As Wes got further into the CARE program, he found himself becoming more open and honest. “I told Bruce things I never told anybody,” he says.  He also made a trip out to the Seahawk House to do a lengthy Fifth Step with house manager Jeff Sage, during which he made full disclosure.  After that, Wes began to “lean into the program and take suggestions.”  One important suggestion was that Wes become more active in his devotionals.  “When you get into that habit,” he discovered, “it’s a really good habit to have.”  

Wes speaks highly of Bruce and of CARE.  He tells us that Bruce is “awesome, I know why you all picked him.  He’s good, and you can’t BS him.”  And of CARE, he says “oh yeah, if you relapse and can come back, it should be mandatory.  It costs a little more, but it’s your life.  Looking at the pros and the cons, the pro is your life.”  We at CORE completely agree!

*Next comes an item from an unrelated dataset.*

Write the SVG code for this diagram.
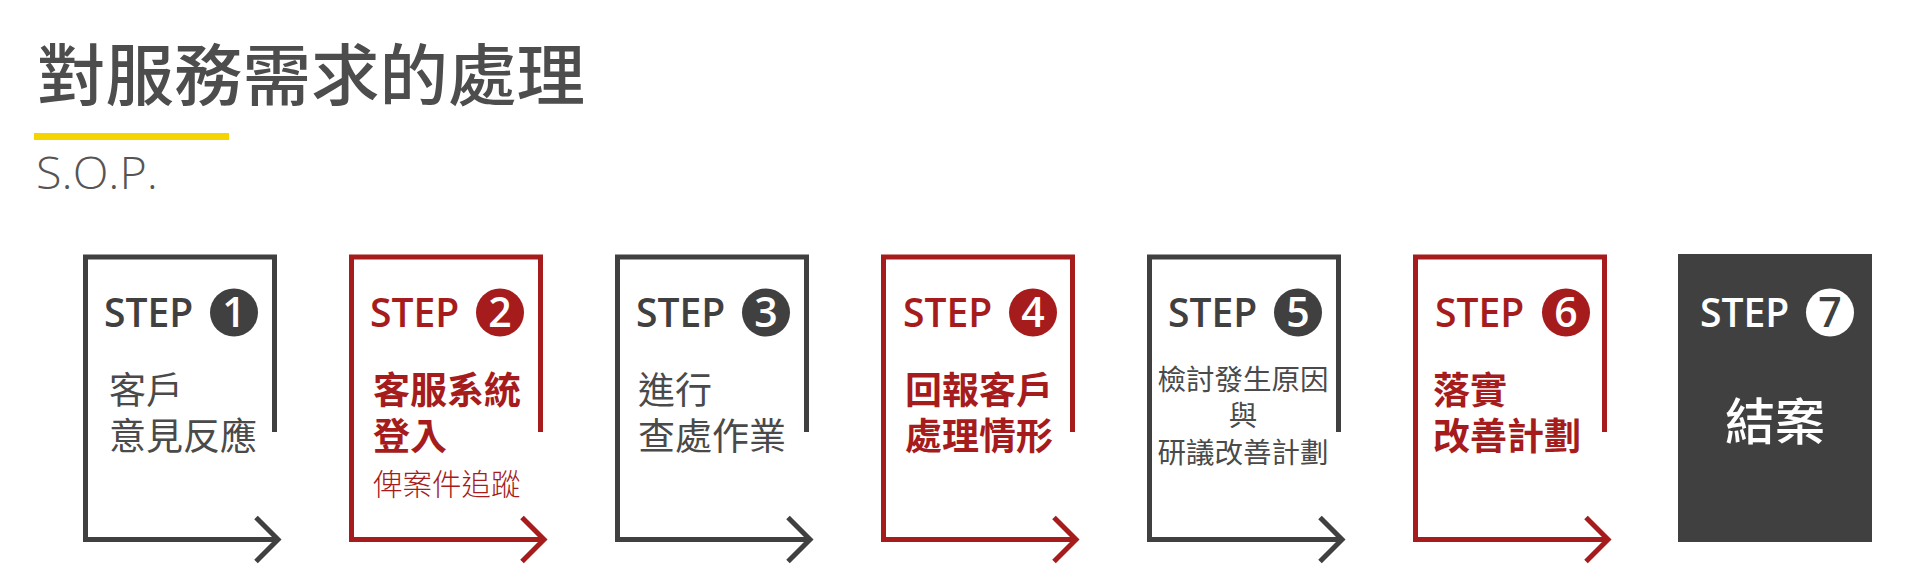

We also foresee a bright future for Wes if he sticks to working his 12 Step program.  He’ll be plenty busy in the near future.  His graduation from our regular recovery program is still eight months away.  He also recently enrolled as a new student at OTC.  He begins school in January and has registered for the LPN program, which Wes sees as a necessary stepping stone toward becoming either a paramedic or RN.  He’s also a key-holder and floor manager at his place of employment.  So, yes, Wes will be very busy!  Rest assured, CORE is here to encourage and help him wherever we can.